A client of mine brought me a letter he received from his discount broker. They sent him a letter to let him know that they considered him a “trader” and he wanted to know what that meant. He made over 1,200 trades last year as he actively managed his portfolio. His accountant told he was subject to the “Wash Sales” Rules (IRC Sec 1091 and 475(b) , discussed below. He wanted to know if there was a way of avoiding the Wash Sales treatment. I told him there is, if he qualifies as a “Trader” he could make a “Mark to Market” election. His accounting professional was unaware to the election.
This note assumes that the reader is not a ”dealer” in Securities. A “Dealer” is defined as a taxpayer who regularly purchases securities from or sells securities to customers in the ordinary course of a trade or business. Only Dealers and Traders can make a Mark to Market Election, Investor cannot. What is the difference between a Trader and an Investor and why should you care?
Who is an Investor? The basic rules concerning capital gains and losses apply to investors, who report their gains and losses on Schedule D. The mark-to-market rules and the possibility for ordinary loss treatment are not available if the taxpayer is considered an investor. In adtion the “Wash Sales” rules apply to Investors See Secs. 1091 and 475(b).
Who is a Trader? The IRS has set forth the following criteria to qualify as a “Trader”. The taxpayer must meet all of the following tests:
- The taxpayer must seek to profit from daily market movements in the prices of securities and not from dividends, interest, or capital appreciation;
- The activity must be substantial; and
- The activity must be carried on with continuity and regularity.
The following facts and circumstances must be considered in determining whether the activity is a securities trading business:
- Typical holding periods for securities bought and sold;
- The frequency and dollar amount of trades during the year;
- The extent to which the taxpayer pursues the activity to produce income for his or her livelihood; and
- The amount of time devoted to the activity
What is a “security”? The term “security” is broadly defined to include a share of stock; a partnership interest; a beneficial interest in a trust; a note, bond, debenture, or other evidence of indebtedness; and certain other contracts or positions. Certain securities are exempt from Sec. 475 treatment (e.g., the constructive sale). The issue, which is yet to be resolved, is whether cryptocurrencies qualify as a ”security”. The IRS determined that cryptocurrency is “Property” (Notice 2014-21) but has not gone further in its characterization. This issue, is, therefore, yet to be determined. There are certain forms of investment in cryptocurrency like ETF’s ,that are securities, but the issue overall remains unsettled. When in doubt, make the election
Why Make a Mark to Market Election? Under the mark-to-market rules, dealers and eligible traders are treated as having sold all their securities on the last day of the tax year at their fair market value (FMV), causing gain or loss to be taken into account for the year. Any gain or loss recognized under this rule is taxed as ordinary income or ordinary loss. This rule is extremely valuable because it allows traders (who make the election) to avoid the limitation on the deduction of capital losses. By making the election, traders can use losses to offset all other taxable income without limitation. Moreover, because these are business losses, traders can add to or create a net operating loss that they can carry back two years and forward 20 years. The wash sales rules do not apply.
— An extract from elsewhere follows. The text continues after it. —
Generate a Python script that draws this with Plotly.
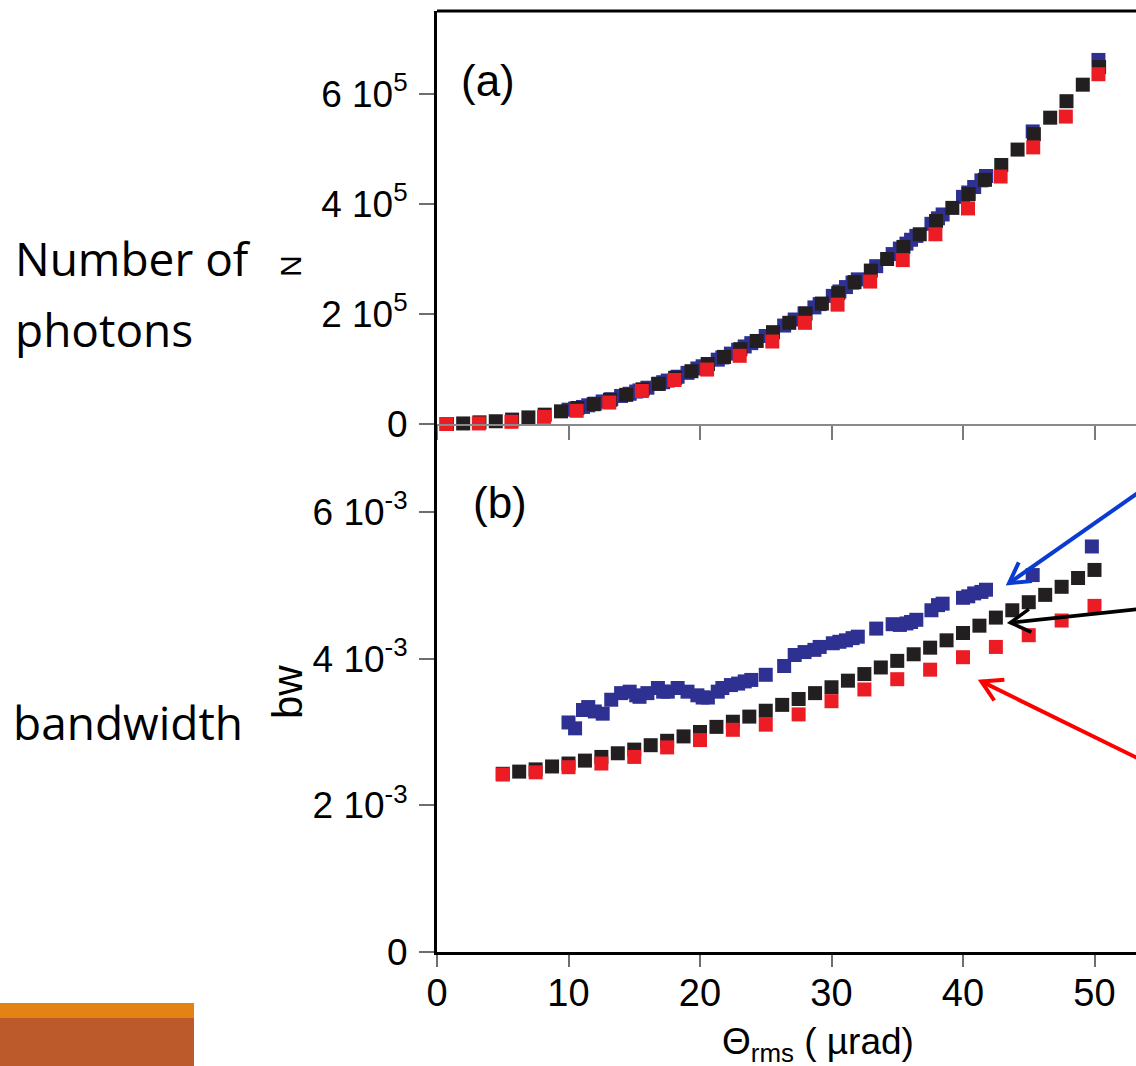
import numpy as np
import plotly.graph_objects as go

# ---------------- data ----------------
# (a) number of photons, N (units of 1e5)
theta_black_a = [0.75, 1.99, 3.23, 4.47, 5.71, 6.95, 8.19, 9.43, 10.67, 11.91, 13.15, 14.39,
                 15.63, 16.87, 18.11, 19.35, 20.59, 21.83, 23.07, 24.31, 25.55, 26.79, 28.03,
                 29.27, 30.51, 31.75, 32.99, 34.23, 35.47, 36.71, 37.95, 39.19, 40.43, 41.67,
                 42.91, 44.15, 45.39, 46.63, 47.87, 49.11, 50.35]
n_black_a = [0.00, 0.01, 0.03, 0.05, 0.08, 0.12, 0.17, 0.23, 0.29, 0.36, 0.44, 0.53,
             0.63, 0.73, 0.84, 0.96, 1.09, 1.22, 1.36, 1.51, 1.67, 1.84, 2.01,
             2.19, 2.38, 2.58, 2.79, 3.00, 3.22, 3.45, 3.69, 3.93, 4.18, 4.44,
             4.71, 4.99, 5.27, 5.57, 5.87, 6.17, 6.49]

theta_red_a = [0.70, 3.18, 5.66, 8.14, 10.62, 13.10, 15.58, 18.06, 20.54, 23.02, 25.50,
               27.98, 30.46, 32.94, 35.42, 37.90, 40.38, 42.86, 45.34, 47.82, 50.30]
n_red_a = [0.00, 0.01, 0.04, 0.13, 0.24, 0.39, 0.60, 0.80, 0.99, 1.24, 1.50,
           1.84, 2.17, 2.59, 2.98, 3.45, 3.92, 4.50, 5.03, 5.59, 6.36]

theta_blue_a = [10.0, 10.5, 11.1, 11.5, 12.0, 12.6, 13.25, 14.0, 14.65, 15.15, 15.4, 16.0,
                16.8, 17.2, 17.55, 18.3, 19.05, 19.8, 20.2, 20.6, 21.35, 21.7, 22.35, 22.9,
                23.4, 23.9, 25.0, 26.4, 27.2, 27.95, 28.7, 29.1, 30.1, 30.6, 31.1, 31.6,
                32.0, 33.4, 34.65, 35.2, 35.7, 36.05, 36.45, 37.6, 38.1, 38.45, 40.0, 40.4,
                40.85, 41.4, 41.75, 45.3, 50.3]
n_blue_a = [0.26, 0.28, 0.31, 0.34, 0.37, 0.41, 0.45, 0.51, 0.55, 0.59, 0.61, 0.66,
            0.73, 0.76, 0.79, 0.86, 0.93, 1.01, 1.05, 1.09, 1.17, 1.21, 1.28, 1.35,
            1.41, 1.47, 1.60, 1.79, 1.90, 2.01, 2.12, 2.18, 2.33, 2.41, 2.49, 2.57,
            2.63, 2.87, 3.09, 3.19, 3.28, 3.35, 3.42, 3.64, 3.74, 3.81, 4.13, 4.21,
            4.31, 4.43, 4.51, 5.32, 6.62]

# (b) bandwidth, bw (units of 1e-3)
theta_black_b = [5.0, 6.25, 7.5, 8.75, 10.0, 11.25, 12.5, 13.75, 15.0, 16.25, 17.5, 18.75,
                 20.0, 21.25, 22.5, 23.75, 25.0, 26.25, 27.5, 28.75, 30.0, 31.25, 32.5,
                 33.75, 35.0, 36.25, 37.5, 38.75, 40.0, 41.25, 42.5, 43.75, 45.0, 46.25,
                 47.5, 48.75, 50.0]
bw_black_b = [2.43, 2.46, 2.49, 2.53, 2.57, 2.61, 2.66, 2.71, 2.76, 2.82, 2.88, 2.94,
              3.00, 3.07, 3.14, 3.21, 3.29, 3.37, 3.45, 3.53, 3.61, 3.70, 3.79,
              3.88, 3.97, 4.06, 4.15, 4.25, 4.35, 4.45, 4.56, 4.66, 4.77, 4.87,
              4.98, 5.10, 5.21]

theta_red_b = [5.0, 7.5, 10.0, 12.5, 15.0, 17.5, 20.0, 22.5, 25.0, 27.5, 30.0, 32.5,
               35.0, 37.5, 40.0, 42.5, 45.0, 47.5, 50.0]
bw_red_b = [2.42, 2.45, 2.52, 2.57, 2.66, 2.79, 2.89, 3.03, 3.10, 3.24, 3.42, 3.58,
            3.72, 3.85, 4.02, 4.16, 4.32, 4.52, 4.72]

theta_blue_b = [10.0, 10.5, 11.1, 11.5, 12.0, 12.6, 13.25, 14.0, 14.65, 15.15, 15.4, 16.0,
                16.8, 17.2, 17.55, 18.3, 19.05, 19.8, 20.2, 20.6, 21.35, 21.7, 22.35, 22.9,
                23.4, 23.9, 25.0, 26.4, 27.2, 27.95, 28.7, 29.1, 30.1, 30.6, 31.1, 31.6,
                32.0, 33.4, 34.65, 35.2, 35.7, 36.05, 36.45, 37.6, 38.1, 38.45, 40.0, 40.4,
                40.85, 41.4, 41.75, 45.3, 49.8]
bw_blue_b = [3.13, 3.05, 3.30, 3.34, 3.28, 3.25, 3.44, 3.53, 3.55, 3.50, 3.48, 3.53,
             3.60, 3.55, 3.55, 3.60, 3.55, 3.50, 3.47, 3.47, 3.55, 3.60, 3.64, 3.66,
             3.69, 3.71, 3.78, 3.90, 4.05, 4.09, 4.12, 4.16, 4.21, 4.23, 4.25, 4.28,
             4.30, 4.41, 4.47, 4.46, 4.48, 4.50, 4.53, 4.66, 4.73, 4.75, 4.83, 4.85,
             4.89, 4.91, 4.94, 5.14, 5.53]

x_ticks = [0, 10, 20, 30, 40, 50]
n_tickvals = [0, 2e5, 4e5, 6e5]
n_ticktext = ["0", "2 10<sup>5</sup>", "4 10<sup>5</sup>", "6 10<sup>5</sup>"]
bw_tickvals = [0, 2e-3, 4e-3, 6e-3]
bw_ticktext = ["0", "2 10<sup>-3</sup>", "4 10<sup>-3</sup>", "6 10<sup>-3</sup>"]

# ---------------- styling ----------------
W, H = 1136, 1066
ML, MR, MT, MB = 437, 0, 11, 114
PW, PH = W - ML - MR, H - MT - MB
X_MAX = PW / 13.15
SPLIT = (PH - 413) / PH          # boundary between panels (a) and (b)
BW_MAX = 7.2e-3

RED = "#ec1c24"
BLACK = "#231f20"
BLUE = "#2e3192"
AX_FONT = "Liberation Sans, Arial, sans-serif"
TXT_FONT = "Open Sans, sans-serif"
MSIZE = 14


def px_x(px):
    return (px - ML) / PW


def px_y(py):
    return (H - MB - py) / PH


fig = go.Figure()

scale_a, scale_b = 1e5, 1e-3
for xs, ys, col in [(theta_blue_a, n_blue_a, BLUE), (theta_black_a, n_black_a, BLACK),
                    (theta_red_a, n_red_a, RED)]:
    fig.add_trace(go.Scatter(x=xs, y=[v * scale_a for v in ys], mode="markers",
                             marker=dict(symbol="square", size=MSIZE, color=col, line=dict(width=0)),
                             xaxis="x", yaxis="y", cliponaxis=False, showlegend=False))
for xs, ys, col in [(theta_blue_b, bw_blue_b, BLUE), (theta_black_b, bw_black_b, BLACK),
                    (theta_red_b, bw_red_b, RED)]:
    fig.add_trace(go.Scatter(x=xs, y=[v * scale_b for v in ys], mode="markers",
                             marker=dict(symbol="square", size=MSIZE, color=col, line=dict(width=0)),
                             xaxis="x2", yaxis="y2", cliponaxis=False, showlegend=False))

tickfont = dict(family=AX_FONT, size=37, color="black")
fig.update_layout(
    width=W, height=H,
    margin=dict(l=ML, r=MR, t=MT, b=MB, pad=0),
    paper_bgcolor="white", plot_bgcolor="white",
    showlegend=False,
    xaxis=dict(domain=[0, 1], anchor="y", range=[0, X_MAX], tickvals=x_ticks,
               showticklabels=False, ticks="outside", ticklen=14, tickwidth=2,
               tickcolor="#7a7a7a", showline=True, linecolor="#8a8a8a", linewidth=2,
               showgrid=False, zeroline=False),
    yaxis=dict(domain=[SPLIT, 1], anchor="x", range=[0, 7.51e5], tickvals=n_tickvals,
               ticktext=n_ticktext, tickfont=tickfont, ticks="outside", ticklen=15,
               tickwidth=2, tickcolor="#6e6e6e", showline=True, linecolor="black",
               linewidth=3, showgrid=False, zeroline=False, ticklabelstandoff=4),
    xaxis2=dict(domain=[0, 1], anchor="y2", range=[0, X_MAX], tickvals=x_ticks,
                tickfont=dict(family=AX_FONT, size=38, color="black"), ticks="outside",
                ticklen=12, tickwidth=2, tickcolor="#6e6e6e", showline=True,
                linecolor="black", linewidth=3, showgrid=False, zeroline=False,
                ticklabelstandoff=-7),
    yaxis2=dict(domain=[0, SPLIT], anchor="x2", range=[0, BW_MAX], tickvals=bw_tickvals,
                ticktext=bw_ticktext, tickfont=tickfont, ticks="outside", ticklen=15,
                tickwidth=2, tickcolor="#6e6e6e", showline=True, linecolor="black",
                linewidth=3, showgrid=False, zeroline=False, ticklabelstandoff=4),
)

# frame top edge
fig.add_shape(type="line", xref="paper", yref="paper", x0=0, x1=1, y0=1, y1=1,
              line=dict(color="black", width=3))

# footer band
fig.add_shape(type="rect", xref="paper", yref="paper", x0=px_x(0), x1=px_x(194),
              y0=px_y(1018), y1=px_y(1003), fillcolor="#e38314", line=dict(width=0), layer="above")
fig.add_shape(type="rect", xref="paper", yref="paper", x0=px_x(0), x1=px_x(194),
              y0=px_y(1066), y1=px_y(1018), fillcolor="#bd5a2c", line=dict(width=0), layer="above")


def label(text, px, py, size, family=AX_FONT, angle=0, xanchor="center"):
    fig.add_annotation(text=text, xref="paper", yref="paper", x=px_x(px), y=px_y(py),
                       xanchor=xanchor, yanchor="middle", showarrow=False, textangle=angle,
                       font=dict(family=family, size=size, color="black"))


label("(a)", 488, 80, 44)
label("(b)", 500, 503, 44)
label("N", 290, 266, 30, angle=-90)
label("bw", 287, 692, 42, angle=-90)
label("Θ<sub>rms</sub> ( µrad)", 818, 1044, 37)
label("Number of", 13, 258, 46, family=TXT_FONT, xanchor="left")
label("photons", 13, 329, 46, family=TXT_FONT, xanchor="left")
label("bandwidth", 11, 722, 46, family=TXT_FONT, xanchor="left")

# pointer arrows on panel (b): shaft plus open chevron head, drawn in data units
UX = X_MAX / PW                    # theta units per pixel
UY = BW_MAX / (SPLIT * PH)         # bw units per pixel


def pointer(tip_x, tip_y, dx, dy, color, width, head=23, spread=30):
    """Arrow pointing at (tip_x, tip_y); tail offset (dx, dy) in screen pixels."""
    length = np.hypot(dx, dy)
    ux, uy = dx / length, dy / length
    tail = (tip_x + dx * UX, tip_y - dy * UY)
    fig.add_shape(type="line", xref="x2", yref="y2", x0=tip_x, y0=tip_y,
                  x1=tail[0], y1=tail[1], line=dict(color=color, width=width))
    barbs = []
    for s in (1, -1):
        a = np.radians(spread * s)
        bx = head * (ux * np.cos(a) - uy * np.sin(a))
        by = head * (ux * np.sin(a) + uy * np.cos(a))
        barbs.append((tip_x + bx * UX, tip_y - by * UY))
    path = (f"M {barbs[0][0]},{barbs[0][1]} L {tip_x},{tip_y} "
            f"L {barbs[1][0]},{barbs[1][1]}")
    fig.add_shape(type="path", xref="x2", yref="y2", path=path,
                  line=dict(color=color, width=width))


pointer(43.5, 5.03e-3, 160, -112, "#0a3cd2", 4)
pointer(43.6, 4.49e-3, 160, -17, "black", 3.5)
pointer(41.4, 3.69e-3, 175, 86, "#ff0000", 4)

fig.write_html("out.html")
How do I make a Mark to Market Election? There is no special form for making the election. Instead, the taxpayer simply files a statement containing certain information. For elections effective for tax years beginning on or after January 1, 1999, and not requiring a change in accounting methods (e.g., the first year of business), the statement must include the following:
- A description of the election being made (i.e., the election under Sec. 475 to use the mark-to-market method of accounting);
- The first tax year for which the election is effective; and
- The trade or business for which the taxpayer is making the election.
What if I failed to make the election timely. Section 9100 provides relief for a late election based upon “reasonable cause”. Reliance on the written advice of an accounting professional or lawyer can be adequate, however, the issue of professional malpractice is outside the scope of this blog,
Conclusion: True traders should consider a Mark to Market election for their “trading activities.